To race Saddleback Park’s main motocross track you needed a combination of power and fineness. Nestled within a natural valley, the hillside terrain and hard clay soil that turned to concrete in the hot sun created conditions that were very demanding for the rider as well as the machine.
Maico motorcross bikes, built in Germany, were a great machine for the riggers of motocross racing throughout the world, especially Saddleback Park. Early in their development, the long travel suspension and leading front axle design gave them a distinct handling advantage over the Czech, Spanish and Japanese competition. Matched with their low to mid range powerband, the amount of traction produced were a perfect match for a hilly and slippery terrain.

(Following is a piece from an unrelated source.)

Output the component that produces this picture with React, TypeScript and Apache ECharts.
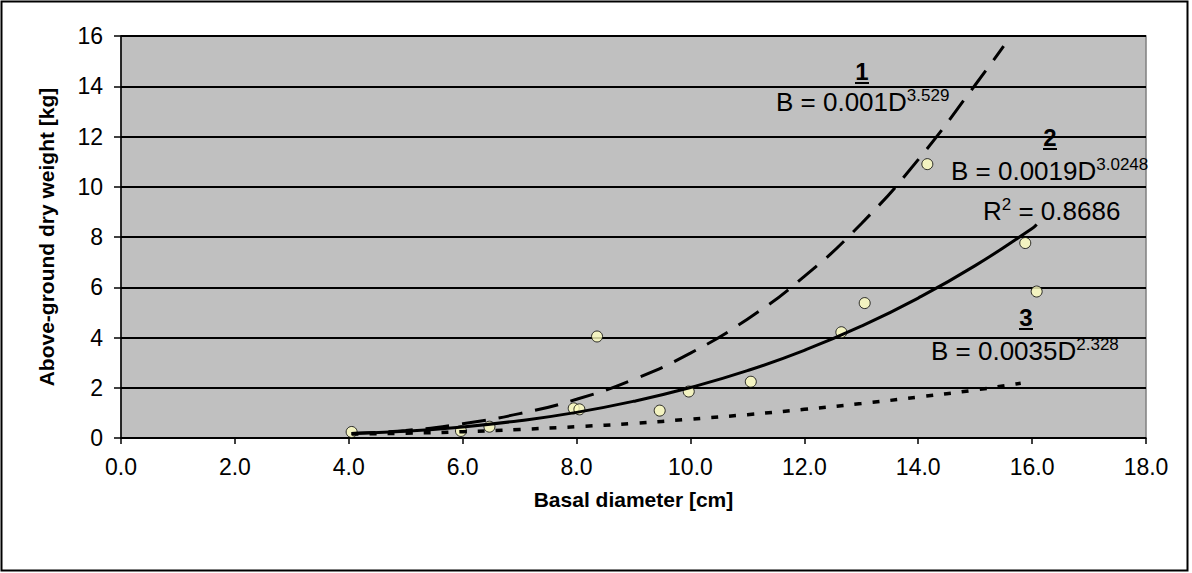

The photo depicts Saddleback Park’s famous Banzai Hill. This challenging downhill section was used for all major racing events like the Trans Am and AMA Nationals. It was seldom used for amateur races because of the mid hill drop that would cause riders to nose dive which was not a good thing on a standard production bike with tiny front forks. Not until the 1980’s, when production bikes started to come standard with larger diameter front forks leading to better control over rough terrain, did Banzai Hill section started to be used during amateur races.
At the bottom of the downhill, the riders are faced with a steep angle adjoining the rest of the track. The faster you go, the more suspension you’ll need to soak up the abrupt dip heading into the wide sweeper turn before Webco Hill.
This combination of rough terrain and superior handling made the Maico / Saddleback Park a match-up tough to beat.